A new Public Policy Poll released today shows Giannoulias leading Kirk, 31 percent to 30 percent. Those are terrible numbers for major party candidates. What’s really shocking is that a significant number of respondents say they plan to vote for a candidate they’ve never heard of: LeAlan Jones, the Green Party nominee.
Jones got 14 percent in the poll, even though 84 percent of voters say they have no opinion of him.
“The beneficiary of the voter disgust with both Giannoulias and Kirk is Green Party candidate LeAlan Jones,” writes Tom Jensen on Public Policy Polling’s blog. “Despite being viewed favorably by only 2% of voters in the state he's pulling 14% in the horse race. Posing a particular problem for Giannoulias is that Jones is getting a remarkable 26% of the black vote right now.”
Jones is the 30-year-old linebacker coach of the Simeon High School football team. He first gained acclaim when he was 13, as one of the subjects of the WBEZ documentary “Ghetto Life 101,” a radio diary about growing up on the South Side. The series became the basis for a book, Our America: Life and Death on the South Side of Chicago. It began, “My name is LeAlan Jones, I am thirteen years old, and I live with my family in a house around the corner from the Ida B. Wells.”
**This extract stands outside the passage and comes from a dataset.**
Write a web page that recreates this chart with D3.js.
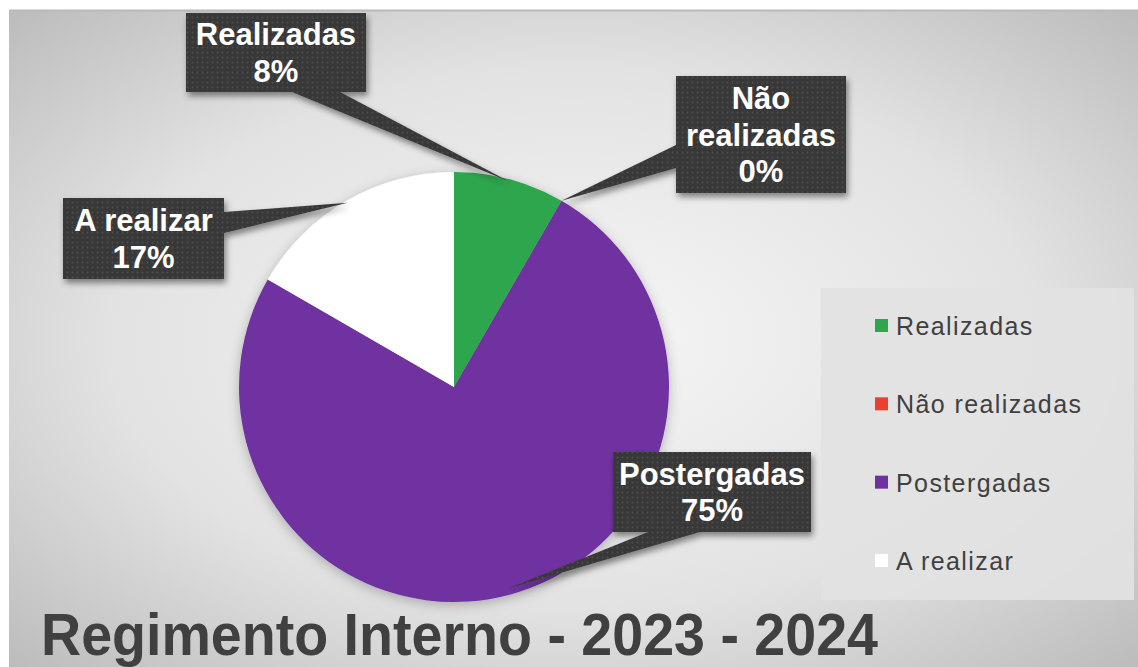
<!DOCTYPE html>
<html>
<head>
<meta charset="utf-8">
<title>Regimento Interno</title>
<script src="https://cdn.jsdelivr.net/npm/d3@7"></script>
<style>
  body { margin: 0; background: #fff; }
  svg { display: block; }
</style>
</head>
<body>
<script>
// data
var categories = ["Realizadas", "Não realizadas", "Postergadas", "A realizar"];
var values = [1, 0, 9, 2];
var colors = ["#2ea64e", "#e8412f", "#7030a0", "#ffffff"];
var title = "Regimento Interno - 2023 - 2024";

var W = 1138, H = 667;
var svg = d3.select("body").append("svg").attr("width", W).attr("height", H);
var defs = svg.append("defs");

// background gradient
var bg = defs.append("radialGradient").attr("id", "bg")
  .attr("cx", "50%").attr("cy", "50%").attr("r", "75%");
bg.append("stop").attr("offset", "0%").attr("stop-color", "#f6f6f6");
bg.append("stop").attr("offset", "55%").attr("stop-color", "#e2e2e2");
bg.append("stop").attr("offset", "100%").attr("stop-color", "#b6b6b6");

var pat = defs.append("pattern").attr("id", "dots")
  .attr("width", 5).attr("height", 5).attr("patternUnits", "userSpaceOnUse");
pat.append("rect").attr("width", 5).attr("height", 5).attr("fill", "#383838");
pat.append("circle").attr("cx", 2.5).attr("cy", 2.5).attr("r", 1).attr("fill", "#4e4e4e");

var sh = defs.append("filter").attr("id", "shadow")
  .attr("x", "-20%").attr("y", "-20%").attr("width", "140%").attr("height", "150%");
sh.append("feDropShadow").attr("dx", 2).attr("dy", 4).attr("stdDeviation", 3)
  .attr("flood-color", "#000").attr("flood-opacity", 0.45);

var pieSh = defs.append("filter").attr("id", "pieshadow")
  .attr("x", "-20%").attr("y", "-20%").attr("width", "140%").attr("height", "140%");
pieSh.append("feDropShadow").attr("dx", 0).attr("dy", 3).attr("stdDeviation", 6)
  .attr("flood-color", "#000").attr("flood-opacity", 0.25);

svg.append("rect").attr("x", 9).attr("y", 10).attr("width", W - 9).attr("height", H - 10)
  .attr("fill", "url(#bg)");
svg.append("line").attr("x1", 9).attr("x2", W).attr("y1", 10.5).attr("y2", 10.5)
  .attr("stroke", "#b9b9b9").attr("stroke-width", 2);

// pie
var cx = 454, cy = 387, r = 215;
var total = d3.sum(values);
var pct = d3.format(".0%");

var pie = d3.pie().sort(null).value(function(d) { return d; });
var arcs = pie(values);
var arc = d3.arc().innerRadius(0).outerRadius(r);

var g = svg.append("g").attr("transform", "translate(" + cx + "," + cy + ")");
g.append("g").attr("filter", "url(#pieshadow)")
  .selectAll("path")
  .data(arcs)
  .enter()
  .append("path")
  .attr("d", arc)
  .attr("fill", function(d, i) { return colors[i]; });

// callouts (box x, y, w, h, and pointer base points)
var callouts = [
  {box: [186, 13, 180, 79], base: [[292, 92], [340, 92]], tipR: 0.99, wrap: false},
  {box: [676, 76, 170, 117], base: [[676, 145], [676, 168]], tipR: 1.0, wrap: true},
  {box: [613, 452, 198, 80], base: [[648, 532], [700, 532]], tipR: 0.97, wrap: false},
  {box: [63, 198, 161, 81], base: [[224, 212], [224, 233]], tipR: 0.99, wrap: false}
];

arcs.forEach(function(d, i) {
  var c = callouts[i];
  var mid = (d.startAngle + d.endAngle) / 2;
  var tx = cx + Math.sin(mid) * r * c.tipR,
      ty = cy - Math.cos(mid) * r * c.tipR;
  var cg = svg.append("g").attr("filter", "url(#shadow)");
  cg.append("path")
    .attr("d", "M" + c.base[0] + "L" + tx + "," + ty + "L" + c.base[1] + "Z")
    .attr("fill", "url(#dots)");
  cg.append("rect")
    .attr("x", c.box[0]).attr("y", c.box[1])
    .attr("width", c.box[2]).attr("height", c.box[3])
    .attr("fill", "url(#dots)");

  var lines = (c.wrap ? categories[i].split(" ") : [categories[i]])
    .concat([pct(values[i] / total)]);
  var lh = 36.5;
  var midY = c.box[1] + c.box[3] / 2;
  var firstBase = midY - (lines.length - 1) * lh / 2 + 11;
  var t = svg.append("text")
    .attr("text-anchor", "middle")
    .attr("font-family", "Liberation Sans, Arial, sans-serif")
    .attr("font-weight", "bold")
    .attr("font-size", 31)
    .attr("fill", "#fff");
  lines.forEach(function(l, j) {
    t.append("tspan")
      .attr("x", c.box[0] + c.box[2] / 2)
      .attr("y", firstBase + j * lh)
      .text(l);
  });
});

// legend
svg.append("rect").attr("x", 821).attr("y", 288).attr("width", 313).attr("height", 312)
  .attr("fill", "#e2e2e2").attr("opacity", 0.9);

var ly = d3.scalePoint().domain(categories).range([326, 561]);
var leg = svg.append("g").selectAll("g")
  .data(categories)
  .enter()
  .append("g")
  .attr("transform", function(d) { return "translate(875," + ly(d) + ")"; });
leg.append("rect")
  .attr("x", 0).attr("y", -7).attr("width", 13).attr("height", 13)
  .attr("fill", function(d, i) { return colors[i]; });
leg.append("text")
  .attr("x", 21).attr("y", 9)
  .attr("font-family", "Liberation Sans, Arial, sans-serif")
  .attr("font-size", 25)
  .attr("letter-spacing", 1.4)
  .attr("fill", "#404040")
  .text(function(d) { return d; });

// title
svg.append("text")
  .attr("x", 41).attr("y", 655)
  .attr("font-family", "Liberation Sans Narrow, Arial Narrow, Liberation Sans, sans-serif")
  .attr("font-weight", "bold")
  .attr("font-size", 59)
  .attr("textLength", 837)
  .attr("lengthAdjust", "spacingAndGlyphs")
  .attr("fill", "#404040")
  .text(title);
</script>
</body>
</html>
The Green Party’s existence in Illinois is another legacy of Rod Blagojevich’s colorful governorship. The Greens won ballot status in 2006, when gubernatorial candidate Rich Whitney received 10 percent of the vote, mostly from liberals who couldn’t bring themselves to support Hot Rod. They’re now becoming a haven for voters who can’t stand either of the major party candidates.
As a result of their mudslinging, Kirk and Giannoulias are not only tied in support, they’re tied in disgust: 31 percent of voters have an unfavorable opinion of each candidate.
Kirk’s negative rating is up 8 points, as a result of allegations that he lied about his military record. According to the poll, only 10 percent of voters think Kirk has been truthful about his Navy service.
“It’s hard to see this race as anything but a pure tossup at this juncture but in Illinois a race between a flawed Democrat and a flawed Republican is probably going to end up in the Democratic column,” Jensen writes.
It’s a stalemate of mutual loathing. Vote for the candidate you mistrust the least.
At least the winner won’t be as hated as the man he’s replacing. Roland Burris has a 54 percent disapproval rating.